=== Data ===

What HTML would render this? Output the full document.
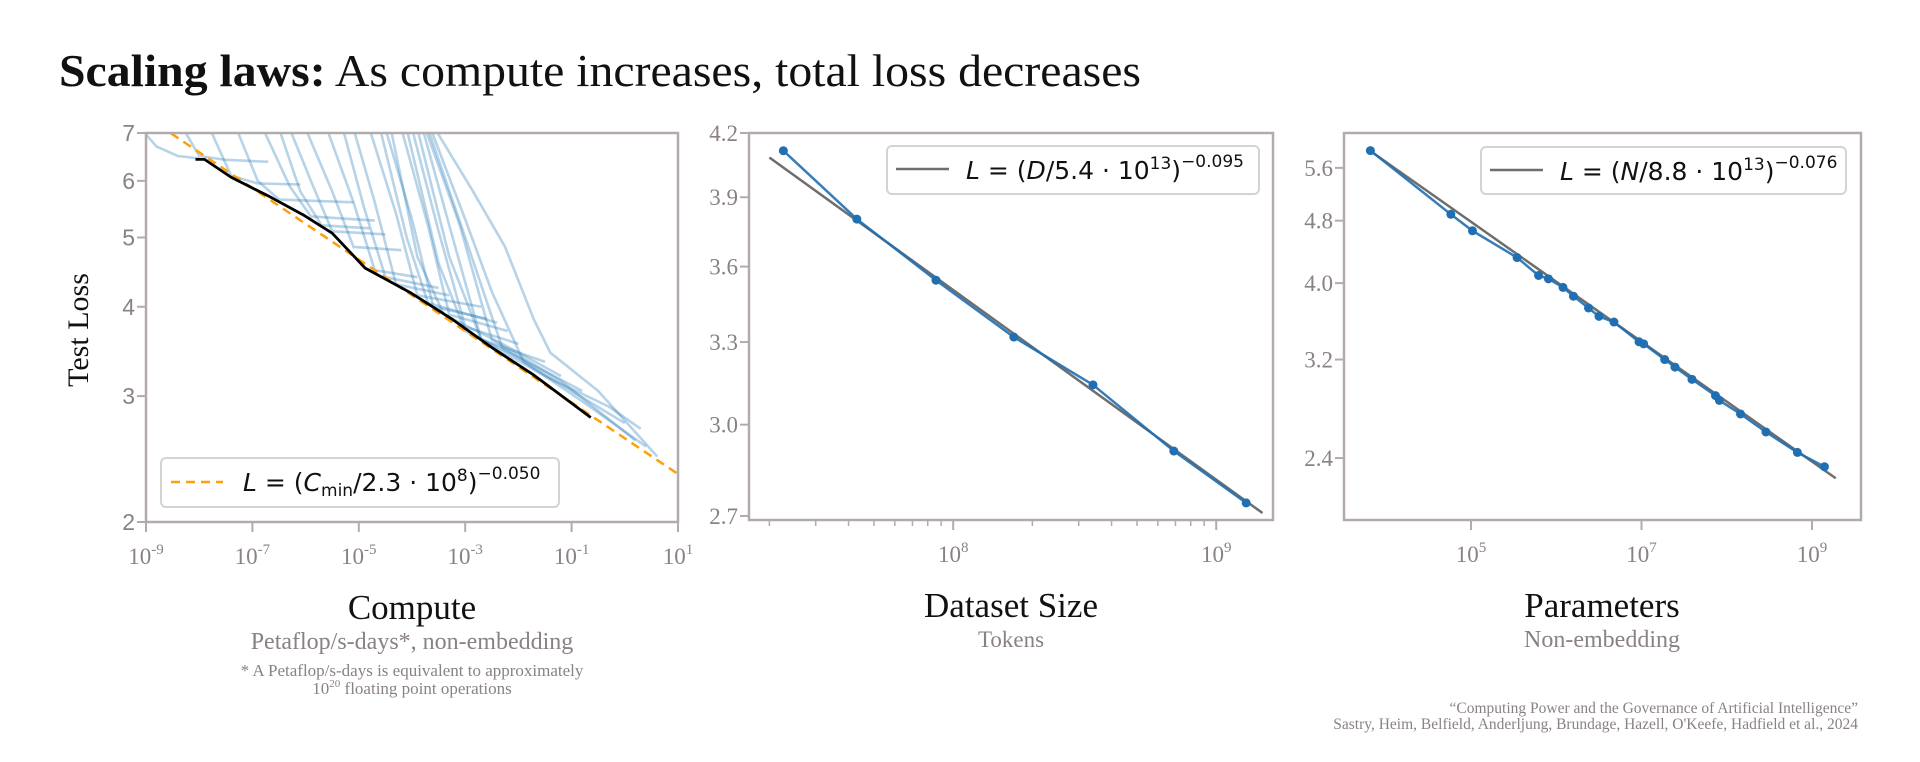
<!DOCTYPE html>
<html><head><meta charset="utf-8"><style>
html,body{margin:0;padding:0;background:#fff;}
svg{display:block;}
.tk{font-family:"Liberation Serif",serif;font-size:23px;fill:#8a8282;}
.tks{font-family:"Liberation Sans",sans-serif;font-size:23px;fill:#8a8282;}
.lg{font-family:"DejaVu Sans",sans-serif;font-size:25px;fill:#111;}
.ax{font-family:"Liberation Serif",serif;font-size:35px;fill:#111;}
.sub{font-family:"Liberation Serif",serif;font-size:24px;fill:#8a8282;}
.note{font-family:"Liberation Serif",serif;font-size:17px;fill:#8a8282;}
.cred{font-family:"Liberation Serif",serif;font-size:15.5px;fill:#8a8282;}
</style></head><body>
<svg id="chart" width="1920" height="762" viewBox="0 0 1920 762" xmlns="http://www.w3.org/2000/svg">
<text x="59" y="86" font-family="Liberation Serif, serif" font-size="46" fill="#111" textLength="1082" lengthAdjust="spacingAndGlyphs"><tspan font-weight="bold">Scaling laws:</tspan> As compute increases, total loss decreases</text>
<g id="p1"></g>
<g id="p2"></g>
<g id="p3"></g>
<text class="ax" style="font-size:30px" transform="translate(88,330) rotate(-90)" text-anchor="middle">Test Loss</text>
<text class="ax" x="412" y="619" text-anchor="middle">Compute</text>
<text class="sub" x="412" y="649" text-anchor="middle">Petaflop/s-days*, non-embedding</text>
<text class="note" x="412" y="676" text-anchor="middle">* A Petaflop/s-days is equivalent to approximately</text>
<text class="note" x="412" y="694" text-anchor="middle">10<tspan style="font-size:11px" dy="-7">20</tspan><tspan dy="7"> floating point operations</tspan></text>
<text class="ax" x="1011" y="617" text-anchor="middle">Dataset Size</text>
<text class="sub" style="font-size:23px" x="1011" y="647" text-anchor="middle">Tokens</text>
<text class="ax" x="1602" y="617" text-anchor="middle">Parameters</text>
<text class="sub" x="1602" y="647" text-anchor="middle">Non-embedding</text>
<text class="cred" x="1858" y="713" text-anchor="end">“Computing Power and the Governance of Artificial Intelligence”</text>
<text class="cred" x="1858" y="729" text-anchor="end">Sastry, Heim, Belfield, Anderljung, Brundage, Hazell, O'Keefe, Hadfield et al., 2024</text>
</svg>
<script>
// ---------- data ----------
const computeTicks = [-9,-7,-5,-3,-1,1];
const computeTickLabels = ["-9","-7","-5","-3","-1","1"];
const lossTicksCompute = [2,3,4,5,6,7];
const frontierLogC = [-8.07,-7.9,-7.4,-6.67,-6.05,-5.5,-4.88,-4.04,-3.26,-2.48,-1.71,-0.64];
const frontierLoss = [6.43,6.43,6.07,5.70,5.38,5.07,4.53,4.19,3.85,3.50,3.21,2.80];
const learningCurves = [
 [[-9.1,7.1],[-8.8,6.7],[-8.4,6.5],[-8.0,6.45]],
 [[-8.3,7.1],[-8.0,6.5],[-7.5,6.42],[-6.7,6.38]],
 [[-7.8,7.1],[-7.4,6.1],[-6.9,5.95],[-6.1,5.93]],
 [[-7.3,7.1],[-6.9,6.0],[-6.5,5.65],[-5.1,5.6]],
 [[-6.8,7.1],[-6.3,5.9],[-5.9,5.35],[-4.7,5.28]],
 [[-6.3,7.1],[-5.9,6.0],[-5.5,5.1],[-4.5,5.05]],
 [[-6.0,7.1],[-5.5,5.8],[-5.1,4.85],[-4.2,4.8]],
 [[-5.6,7.1],[-5.1,5.6],[-4.7,4.5],[-3.9,4.4]],
 [[-5.1,7.1],[-4.7,5.6],[-4.3,4.3],[-3.3,4.15]],
 [[-4.8,7.1],[-4.3,5.4],[-3.9,4.15],[-2.7,4.0]],
 [[-4.5,7.1],[-4.0,5.3],[-3.6,4.0],[-2.6,3.85]],
 [[-4.2,7.1],[-3.7,5.2],[-3.3,3.9],[-2.2,3.7]],
 [[-4.0,7.1],[-3.5,5.1],[-3.0,3.75],[-2.0,3.55]],
 [[-3.8,7.1],[-3.3,5.2],[-2.7,3.6],[-1.5,3.35]],
 [[-3.57,7.1],[-2.87,5.83],[-2.25,4.85],[-1.71,3.84],[-1.4,3.45],[-0.5,3.05],[0.61,2.47]],
 [[-3.7,7.1],[-3.0,5.0],[-2.3,3.5],[-1.0,3.05],[0.0,2.75]],
 [[-3.9,7.1],[-3.3,4.7],[-2.7,3.6],[-1.5,3.2],[-0.3,2.9],[0.3,2.7]],
 [[-4.1,7.1],[-3.5,4.6],[-3.0,3.7],[-2.0,3.4],[-0.8,3.05]],
 [[-4.4,7.1],[-3.9,4.7],[-3.4,3.9],[-2.3,3.55],[-1.2,3.2]],
 [[-3.65,7.1],[-3.0,5.3],[-2.5,4.2],[-1.9,3.35],[-0.8,2.95],[0.4,2.55]],
 [[-5.3,7.1],[-4.9,5.5],[-4.5,4.4],[-3.5,4.25]],
 [[-4.6,7.1],[-4.1,5.0],[-3.7,4.05],[-2.4,3.8]],
 [[-6.5,7.1],[-6.1,5.8],[-5.7,5.2],[-4.8,5.15]],
 [[-3.75,7.1],[-3.1,5.2],[-2.5,3.6],[-1.2,3.15],[0.2,2.6]]
];
const computeFitScale = 2.3e8, computeFitExp = 0.050;

const datasetTokens = [2.26e7,4.3e7,8.6e7,1.7e8,3.4e8,6.9e8,1.3e9];
const datasetLoss = [4.115,3.803,3.544,3.319,3.141,2.910,2.741];
const datasetYTicks = [2.7,3.0,3.3,3.6,3.9,4.2];
const datasetYTickLabels = ["2.7","3.0","3.3","3.6","3.9","4.2"];
const datasetXTicks = [8,9];
const datasetFitScale = 5.4e13, datasetFitExp = 0.095;

const paramCounts = [6.6e3,5.8e4,1.04e5,3.47e5,6.2e5,8.1e5,1.2e6,1.59e6,2.39e6,3.17e6,4.75e6,9.35e6,1.06e7,1.87e7,2.47e7,3.91e7,7.38e7,8.2e7,1.45e8,2.88e8,6.74e8,1.4e9];
const paramLoss = [5.89,4.89,4.66,4.31,4.09,4.05,3.95,3.85,3.72,3.63,3.57,3.37,3.35,3.20,3.13,3.02,2.88,2.84,2.73,2.59,2.44,2.34];
const paramYTicks = [2.4,3.2,4.0,4.8,5.6];
const paramYTickLabels = ["2.4","3.2","4.0","4.8","5.6"];
const paramXTicks = [5,7,9];
const paramFitScale = 8.8e13, paramFitExp = 0.076;

// ---------- helpers ----------
const NS="http://www.w3.org/2000/svg";
function mk(tag, attrs, parent){const e=document.createElementNS(NS,tag);for(const k in attrs)e.setAttribute(k,attrs[k]);parent.appendChild(e);return e;}
function logScale(d0,d1,r0,r1){const a=Math.log(d0),b=Math.log(d1);return v=>r0+(Math.log(v)-a)/(b-a)*(r1-r0);}
function linScale(d0,d1,r0,r1){return v=>r0+(v-d0)/(d1-d0)*(r1-r0);}
const FRAME="#b3abab", TXT="#8a8282";

function frame(g,x0,y0,x1,y1){
  const r=mk('rect',{x:x0,y:y0,width:x1-x0,height:y1-y0,fill:'none',stroke:FRAME,'stroke-width':2.5},g);
  
  
}
function yTick(g,x0,y,label,cls){
  const l=mk('line',{x1:x0-9,x2:x0,y1:y,y2:y,stroke:FRAME,'stroke-width':2},g);
  
  
  const t=mk('text',{x:x0-11,y:y+8,'text-anchor':'end',class:cls},g);
  t.textContent=label;
  
  
}
function xTickPow(g,x,y1,exp,len){
  const l=mk('line',{x1:x,x2:x,y1:y1,y2:y1+len,stroke:FRAME,'stroke-width':2},g);
  
  
  const t=mk('text',{x:x,y:y1+42,'text-anchor':'middle',class:'tk'},g);
  
  
  t.innerHTML='10<tspan style="font-size:15px" dy="-10">'+exp+'</tspan>';
}
function minorTick(g,x,y1){
  const l=mk('line',{x1:x,x2:x,y1:y1,y2:y1+6,stroke:FRAME,'stroke-width':1.5},g);
  
  
}
function legendBox(g,x0,y0,x1,y1){
  const r=mk('rect',{x:x0,y:y0,width:x1-x0,height:y1-y0,rx:5,fill:'#fff',stroke:'#d6d2d2','stroke-width':2},g);
  
  
}

// ---------- panel 1: compute ----------
(function(){
  const g=document.getElementById('p1');
  const X0=146,X1=678,Y0=133,Y1=522;
  const xs=linScale(-9,1,X0,X1), ys=logScale(7,2,Y0,Y1);
  const clip=mk('clipPath',{id:'c1'},g); mk('rect',{x:X0,y:Y0,width:X1-X0,height:Y1-Y0},clip);
  const pg=mk('g',{'clip-path':'url(#c1)'},g);
  learningCurves.forEach(c=>{
    const p=mk('polyline',{points:c.map(d=>xs(d[0])+','+ys(d[1])).join(' '),fill:'none',stroke:'rgba(31,119,180,0.32)','stroke-width':2.6,'stroke-linejoin':'round'},pg);
    
    
  });
  const fx=[]; for(let lc=-9;lc<=1.001;lc+=0.25){fx.push(lc);}
  const fit=mk('polyline',{points:fx.map(lc=>xs(lc)+','+ys(Math.pow(Math.pow(10,lc)/computeFitScale,-computeFitExp))).join(' '),fill:'none',stroke:'#ff9f0a','stroke-width':2.5,'stroke-dasharray':'9,6'},pg);
  
  
  const fr=mk('polyline',{points:frontierLogC.map((v,i)=>xs(v)+','+ys(frontierLoss[i])).join(' '),fill:'none',stroke:'#000','stroke-width':2.8,'stroke-linejoin':'round'},pg);
  
  
  frame(g,X0,Y0,X1,Y1);
  lossTicksCompute.forEach(v=>yTick(g,X0,ys(v),String(v),'tks'));
  computeTicks.forEach((v,i)=>xTickPow(g,xs(v),Y1,computeTickLabels[i],10));
  legendBox(g,161,458,559,507);
  const ll=mk('line',{x1:171,x2:223,y1:482,y2:482,stroke:'#ff9f0a','stroke-width':2.5,'stroke-dasharray':'9,6'},g);
  
  
  const t=mk('text',{x:243,y:491,class:'lg'},g);
  
  
  t.innerHTML='<tspan font-style="italic">L</tspan> = (<tspan font-style="italic">C</tspan><tspan style="font-size:17px" dy="5">min</tspan><tspan dy="-5">/2.3 · 10</tspan><tspan style="font-size:17px" dy="-10">8</tspan><tspan dy="10">)</tspan><tspan style="font-size:17px" dy="-12">−0.050</tspan>';
})();

// ---------- panel 2: dataset ----------
(function(){
  const g=document.getElementById('p2');
  const X0=749,X1=1273,Y0=133,Y1=520;
  const xs=logScale(Math.pow(10,7.2235),Math.pow(10,9.216),X0,X1), ys=logScale(4.2,2.6875,Y0,Y1);
  frame(g,X0,Y0,X1,Y1);
  for(let e=7;e<=9;e++){for(let m=2;m<=9;m++){const v=m*Math.pow(10,e);const x=xs(v);if(x>X0&&x<X1)minorTick(g,x,Y1);}}
  datasetXTicks.forEach(e=>xTickPow(g,xs(Math.pow(10,e)),Y1,String(e),10));
  datasetYTicks.forEach((v,i)=>yTick(g,X0,ys(v),datasetYTickLabels[i],'tk'));
  const fx=[2e7,1.5e9];
  const fit=mk('polyline',{points:fx.map(d=>xs(d)+','+ys(Math.pow(d/datasetFitScale,-datasetFitExp))).join(' '),fill:'none',stroke:'#6e6e6e','stroke-width':2.5},g);
  
  
  const ln=mk('polyline',{points:datasetTokens.map((d,i)=>xs(d)+','+ys(datasetLoss[i])).join(' '),fill:'none',stroke:'#1f6fb2','stroke-width':2.5,'stroke-opacity':0.9},g);
  
  
  datasetTokens.forEach((d,i)=>{
    const c=mk('circle',{cx:xs(d),cy:ys(datasetLoss[i]),r:4.5,fill:'#1f6fb2'},g);
    
    
  });
  legendBox(g,887,146,1259,194);
  const ll=mk('line',{x1:896,x2:949,y1:169,y2:169,stroke:'#6e6e6e','stroke-width':2.5},g);
  
  
  const t=mk('text',{x:966,y:179,class:'lg'},g);
  
  
  t.innerHTML='<tspan font-style="italic">L</tspan> = (<tspan font-style="italic">D</tspan>/5.4 · 10<tspan style="font-size:17px" dy="-10">13</tspan><tspan dy="10">)</tspan><tspan style="font-size:17px" dy="-12">−0.095</tspan>';
})();

// ---------- panel 3: parameters ----------
(function(){
  const g=document.getElementById('p3');
  const X0=1344,X1=1861,Y0=133,Y1=520;
  const xs=logScale(Math.pow(10,3.51),Math.pow(10,9.575),X0,X1), ys=logScale(6.20,2.003,Y0,Y1);
  frame(g,X0,Y0,X1,Y1);
  paramXTicks.forEach(e=>xTickPow(g,xs(Math.pow(10,e)),Y1,String(e),10));
  paramYTicks.forEach((v,i)=>yTick(g,X0,ys(v),paramYTickLabels[i],'tk'));
  const fx=[6.6e3,1.9e9];
  const fit=mk('polyline',{points:fx.map(d=>xs(d)+','+ys(Math.pow(d/paramFitScale,-paramFitExp))).join(' '),fill:'none',stroke:'#6e6e6e','stroke-width':2.5},g);
  
  
  const ln=mk('polyline',{points:paramCounts.map((d,i)=>xs(d)+','+ys(paramLoss[i])).join(' '),fill:'none',stroke:'#1f6fb2','stroke-width':2.5,'stroke-opacity':0.9},g);
  
  
  paramCounts.forEach((d,i)=>{
    const c=mk('circle',{cx:xs(d),cy:ys(paramLoss[i]),r:4.5,fill:'#1f6fb2'},g);
    
    
  });
  legendBox(g,1481,147,1846,194);
  const ll=mk('line',{x1:1490,x2:1543,y1:170,y2:170,stroke:'#6e6e6e','stroke-width':2.5},g);
  
  
  const t=mk('text',{x:1560,y:180,class:'lg'},g);
  
  
  t.innerHTML='<tspan font-style="italic">L</tspan> = (<tspan font-style="italic">N</tspan>/8.8 · 10<tspan style="font-size:17px" dy="-10">13</tspan><tspan dy="10">)</tspan><tspan style="font-size:17px" dy="-12">−0.076</tspan>';
})();
</script>
</body></html>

=== What the task requires ===
How many lines of the listing above include the word "document"? State the number and nothing else.

=== Complete output ===
5